If you request your destination to a taxi driver in Chinese, they are more likely to take the direct route instead of boosting their fare with the scenic route. This saved me a couple of dollars every time I went to the train station. New train stations and airports in China are built on cheap land well outside their cities.  When I took a flight from Nanjing to Chongqing, I spent more time in the taxis to and from the airports than I did in the air.

The foreigners had divided into two cliques before I arrived, the Western Europeans and the Eastern Europeans.  The Western Europeans were an educated bunch, mostly teachers and engineers.  The teachers had a nice lifestyle on their above average Chinese salaries, but the engineers still had Western salaries so lived like kings.  We all went out to together dinner on Friday nights; once around the same table every person was from a different country (China, America, England, Denmark, Germany, France, Ireland, Argentina, Australia, and Spain) but of course we all spoke English.  The Eastern Europeans worked in the shipyards and were hard drinking barroom brawlers; the local cops treated them as gently as they could.

For reasons still unclear to myself, I was the only Westerner with more Chinese friends than Western friends.  Nine years in China and I never figured out why Westerners would go to China to hang out with Westerners.  Other Westerners seemed to treat English corners as a place to meet and decide which bar to go to; I went there to make friends and meet nice girls to help me shop, play cards, and chat in cafés.  Which is as far as it usually went.

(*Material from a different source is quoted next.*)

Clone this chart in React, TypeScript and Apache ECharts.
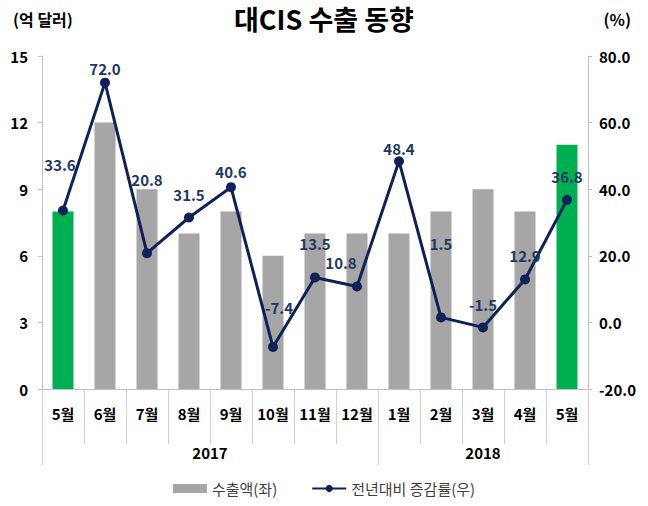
import React, { useEffect, useRef } from "react";
import * as echarts from "echarts";

const months = ["5월", "6월", "7월", "8월", "9월", "10월", "11월", "12월", "1월", "2월", "3월", "4월", "5월"];
const exports = [8, 12, 9, 7, 8, 6, 7, 7, 7, 8, 9, 8, 11];
const growth = [33.6, 72.0, 20.8, 31.5, 40.6, -7.4, 13.5, 10.8, 48.4, 1.5, -1.5, 12.9, 36.8];
const years = ["2017", "2018"];
const yearStarts = [0, 8];
const highlighted = [0, 12];

const labelOffsets: [number, number][] = [
  [-3, -29], [0, 3], [0, -56], [0, -6], [0, 2], [6, -22], [0, -16],
  [-16, -6], [0, 5], [0, -56], [0, -5], [0, -6], [0, -6],
];

const FONT = "'Noto Sans CJK KR', 'Noto Sans', sans-serif";
const SEP = "#d0d0d0";

export default function App() {
  const ref = useRef<HTMLDivElement>(null);
  useEffect(() => {
    document.body.style.margin = "0";
    const chart = echarts.init(ref.current!, null, { renderer: "svg" });
    const n = months.length;
    const yearCenters = years.map((_, i) => {
      const s = yearStarts[i];
      const e = i + 1 < yearStarts.length ? yearStarts[i + 1] : n;
      return (s + e) / 2;
    });
    const yearBounds = [...yearStarts, n];
    chart.setOption({
      animation: false,
      textStyle: { fontFamily: FONT },
      title: [
        { text: "대CIS 수출 동향", left: "center", top: 0, textStyle: { fontFamily: FONT, fontSize: 27, fontWeight: "bold", color: "#000" } },
        { text: "(억 달러)", left: 8, top: 6, textStyle: { fontFamily: FONT, fontSize: 16, fontWeight: "bold", color: "#000" } },
        { text: "(%)", right: 12, top: 6, textStyle: { fontFamily: FONT, fontSize: 16, fontWeight: "bold", color: "#000" } },
      ],
      grid: { left: 42, right: 60, top: 56, bottom: 117, containLabel: false },
      legend: {
        bottom: 5,
        left: "center",
        itemGap: 34,
        itemWidth: 34,
        itemHeight: 9,
        textStyle: { fontFamily: FONT, fontSize: 15, color: "#404040" },
        data: [
          { name: "수출액(좌)", icon: "rect" },
          { name: "전년대비 증감률(우)" },
        ],
      },
      xAxis: [
        {
          type: "category",
          data: months,
          axisLine: { lineStyle: { color: "#bfbfbf" } },
          axisTick: { show: true, interval: 0, length: 55, lineStyle: { color: SEP } },
          axisLabel: { interval: 0, margin: 17, fontSize: 15, fontWeight: "bold", color: "#000", fontFamily: FONT },
        },
        {
          type: "value",
          position: "bottom",
          min: 0,
          max: n,
          axisLine: { show: false, onZero: false },
          splitLine: { show: false },
          axisTick: { show: false },
          axisLabel: {
            customValues: yearCenters,
            margin: 56,
            fontSize: 15,
            fontWeight: "bold",
            color: "#000",
            fontFamily: FONT,
            formatter: (v: number) => {
              const i = yearCenters.indexOf(v);
              return i >= 0 ? years[i] : "";
            },
          },
        },
      ],
      yAxis: [
        {
          type: "value",
          min: 0,
          max: 15,
          interval: 3,
          splitLine: { show: false },
          axisLine: { show: true, lineStyle: { color: "#bfbfbf" } },
          axisTick: { show: true, length: 4, lineStyle: { color: "#bfbfbf" } },
          axisLabel: { margin: 14, fontSize: 15, fontWeight: "bold", color: "#000", fontFamily: FONT },
        },
        {
          type: "value",
          min: -20,
          max: 80,
          interval: 20,
          splitLine: { show: false },
          axisLine: { show: true, lineStyle: { color: "#bfbfbf" } },
          axisTick: { show: true, length: 4, lineStyle: { color: "#bfbfbf" } },
          axisLabel: { margin: 11, fontSize: 15, fontWeight: "bold", color: "#000", fontFamily: FONT, formatter: (v: number) => v.toFixed(1) },
        },
      ],
      series: [
        {
          name: "수출액(좌)",
          type: "bar",
          xAxisIndex: 0,
          yAxisIndex: 0,
          barWidth: "50%",
          itemStyle: { color: "#a6a6a6" },
          data: exports.map((v, i) =>
            highlighted.includes(i) ? { value: v, itemStyle: { color: "#00b050" } } : v
          ),
        },
        {
          name: "전년대비 증감률(우)",
          type: "line",
          xAxisIndex: 0,
          yAxisIndex: 1,
          symbol: "circle",
          symbolSize: 10,
          lineStyle: { color: "#0e2158", width: 3 },
          itemStyle: { color: "#0e2158" },
          label: {
            show: true,
            position: "top",
            fontSize: 15,
            fontWeight: "bold",
            color: "#1f3864",
            fontFamily: FONT,
            formatter: (p: any) => Number(p.value).toFixed(1),
          },
          data: growth.map((v, i) => ({ value: v, label: { offset: labelOffsets[i] } })),
        },
        {
          name: "yearSeparators",
          type: "custom",
          xAxisIndex: 1,
          yAxisIndex: 0,
          clip: false,
          silent: true,
          z: 1,
          data: yearBounds.map((b) => [b, 0]),
          renderItem: (params: any, api: any) => {
            const p = api.coord([api.value(0), api.value(1)]);
            const x = Math.round(p[0]) + 0.5;
            return {
              type: "line",
              shape: { x1: x, y1: p[1], x2: x, y2: p[1] + 76 },
              style: { stroke: SEP, lineWidth: 1 },
            };
          },
        },
      ],
    });
    return () => chart.dispose();
  }, []);
  return <div ref={ref} style={{ width: 648, height: 506 }} />;
}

It was in Taizhou where I first ran across one of the romantic ironies of my life.  I would be enjoying the company of Chinese (or later Muslim or Vietnamese) women because they didn’t expect me to smoke, drink, or do drugs to be cool/fun, but the women who were most flirtatious with me were the ones who wanted a Western lifestyle and smoked or drank themselves.

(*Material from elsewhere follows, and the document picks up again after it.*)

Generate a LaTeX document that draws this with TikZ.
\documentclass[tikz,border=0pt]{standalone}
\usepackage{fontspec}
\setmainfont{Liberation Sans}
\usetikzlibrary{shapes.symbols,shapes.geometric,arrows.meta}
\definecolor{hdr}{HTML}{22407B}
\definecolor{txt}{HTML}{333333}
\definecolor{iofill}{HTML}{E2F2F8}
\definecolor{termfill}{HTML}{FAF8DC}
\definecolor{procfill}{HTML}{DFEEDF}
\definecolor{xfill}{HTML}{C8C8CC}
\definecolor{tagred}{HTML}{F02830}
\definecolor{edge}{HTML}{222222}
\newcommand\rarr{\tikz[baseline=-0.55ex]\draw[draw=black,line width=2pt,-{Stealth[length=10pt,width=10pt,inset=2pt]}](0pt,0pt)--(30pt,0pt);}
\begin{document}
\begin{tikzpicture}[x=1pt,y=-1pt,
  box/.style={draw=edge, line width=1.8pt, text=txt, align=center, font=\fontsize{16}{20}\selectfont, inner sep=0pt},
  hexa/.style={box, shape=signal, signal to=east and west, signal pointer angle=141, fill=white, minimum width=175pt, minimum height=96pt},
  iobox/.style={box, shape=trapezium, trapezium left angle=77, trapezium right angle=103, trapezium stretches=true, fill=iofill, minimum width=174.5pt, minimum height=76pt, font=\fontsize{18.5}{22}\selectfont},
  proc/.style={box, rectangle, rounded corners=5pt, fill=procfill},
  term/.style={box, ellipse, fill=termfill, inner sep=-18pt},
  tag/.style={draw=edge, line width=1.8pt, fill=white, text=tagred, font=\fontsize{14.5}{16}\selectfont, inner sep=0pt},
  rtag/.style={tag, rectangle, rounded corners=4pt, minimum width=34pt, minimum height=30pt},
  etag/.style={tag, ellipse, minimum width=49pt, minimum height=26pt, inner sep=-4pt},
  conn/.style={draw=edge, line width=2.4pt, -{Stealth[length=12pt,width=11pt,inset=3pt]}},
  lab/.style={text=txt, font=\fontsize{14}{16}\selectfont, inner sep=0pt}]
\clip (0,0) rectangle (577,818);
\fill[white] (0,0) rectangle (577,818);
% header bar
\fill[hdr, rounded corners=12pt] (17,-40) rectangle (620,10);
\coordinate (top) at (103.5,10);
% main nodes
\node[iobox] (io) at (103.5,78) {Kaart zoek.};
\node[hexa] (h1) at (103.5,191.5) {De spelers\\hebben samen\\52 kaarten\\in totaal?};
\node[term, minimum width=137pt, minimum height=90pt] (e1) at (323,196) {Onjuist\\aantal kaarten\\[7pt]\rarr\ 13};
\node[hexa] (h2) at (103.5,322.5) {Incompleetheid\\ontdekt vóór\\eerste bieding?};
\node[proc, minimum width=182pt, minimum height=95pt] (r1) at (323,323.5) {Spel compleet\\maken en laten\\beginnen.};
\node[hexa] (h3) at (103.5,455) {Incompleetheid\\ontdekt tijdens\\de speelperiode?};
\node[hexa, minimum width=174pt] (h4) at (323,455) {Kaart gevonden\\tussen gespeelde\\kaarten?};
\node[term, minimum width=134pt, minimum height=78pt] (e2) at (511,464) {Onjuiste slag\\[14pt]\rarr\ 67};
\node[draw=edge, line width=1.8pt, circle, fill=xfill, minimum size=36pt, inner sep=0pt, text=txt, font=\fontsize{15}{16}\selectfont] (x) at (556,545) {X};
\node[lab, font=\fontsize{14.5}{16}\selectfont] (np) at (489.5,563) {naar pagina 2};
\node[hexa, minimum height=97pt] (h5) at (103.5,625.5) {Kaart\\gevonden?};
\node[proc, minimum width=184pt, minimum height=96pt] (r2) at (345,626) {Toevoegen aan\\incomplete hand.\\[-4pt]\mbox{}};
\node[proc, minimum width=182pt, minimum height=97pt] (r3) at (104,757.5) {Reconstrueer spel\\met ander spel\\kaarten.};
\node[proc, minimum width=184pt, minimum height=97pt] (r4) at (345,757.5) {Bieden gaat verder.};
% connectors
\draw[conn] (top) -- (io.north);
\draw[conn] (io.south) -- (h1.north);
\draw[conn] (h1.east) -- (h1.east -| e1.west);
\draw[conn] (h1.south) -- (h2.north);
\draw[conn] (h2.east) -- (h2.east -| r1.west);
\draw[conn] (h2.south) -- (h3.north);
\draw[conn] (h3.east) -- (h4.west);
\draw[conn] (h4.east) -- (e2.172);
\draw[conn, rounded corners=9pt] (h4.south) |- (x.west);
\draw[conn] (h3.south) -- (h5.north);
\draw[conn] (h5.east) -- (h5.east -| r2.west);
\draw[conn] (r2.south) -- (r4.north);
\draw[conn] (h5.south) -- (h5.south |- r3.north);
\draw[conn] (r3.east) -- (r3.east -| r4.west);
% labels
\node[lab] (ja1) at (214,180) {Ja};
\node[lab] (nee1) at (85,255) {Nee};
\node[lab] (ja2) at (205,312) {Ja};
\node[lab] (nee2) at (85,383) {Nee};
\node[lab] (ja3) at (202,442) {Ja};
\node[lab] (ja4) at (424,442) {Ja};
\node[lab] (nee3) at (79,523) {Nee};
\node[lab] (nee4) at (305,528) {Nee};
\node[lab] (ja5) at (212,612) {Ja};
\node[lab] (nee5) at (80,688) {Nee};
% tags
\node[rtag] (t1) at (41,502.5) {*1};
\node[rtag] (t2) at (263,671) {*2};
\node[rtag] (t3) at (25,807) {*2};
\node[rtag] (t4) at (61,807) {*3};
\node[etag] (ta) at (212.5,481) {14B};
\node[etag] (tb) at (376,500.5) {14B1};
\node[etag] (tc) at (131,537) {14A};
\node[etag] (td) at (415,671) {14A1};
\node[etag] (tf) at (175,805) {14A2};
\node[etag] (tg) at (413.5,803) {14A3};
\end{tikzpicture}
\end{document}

Since Taizhou was such a new city, the vast majority of adults were immigrants from other parts of China. That made it easy for the foreigners to try a wide variety of restaurants, but it also meant speaking Mandarin Chinese didn’t automatically mean the other person would understand you.  Since it was an industrial city, the walls aged prematurely from the smog. The most interesting people I met were from Nanjing, so it really was only a matter of time before I moved there.  The kick in the ass to get me to Nanjing was a shift in the politics at the technical college where I taught towards treating foreign teachers the way the administration treated their Chinese instructors, as interchangeable and disposable.  All four Western teachers quit.  Our direct supervisor was so humiliated that she tried to sabotage my getting a new job at Nanjing University, but while working in Taizhou for three years I’d built up a reservoir of good will and my Chinese friends in the foreign affairs department squashed her campaign.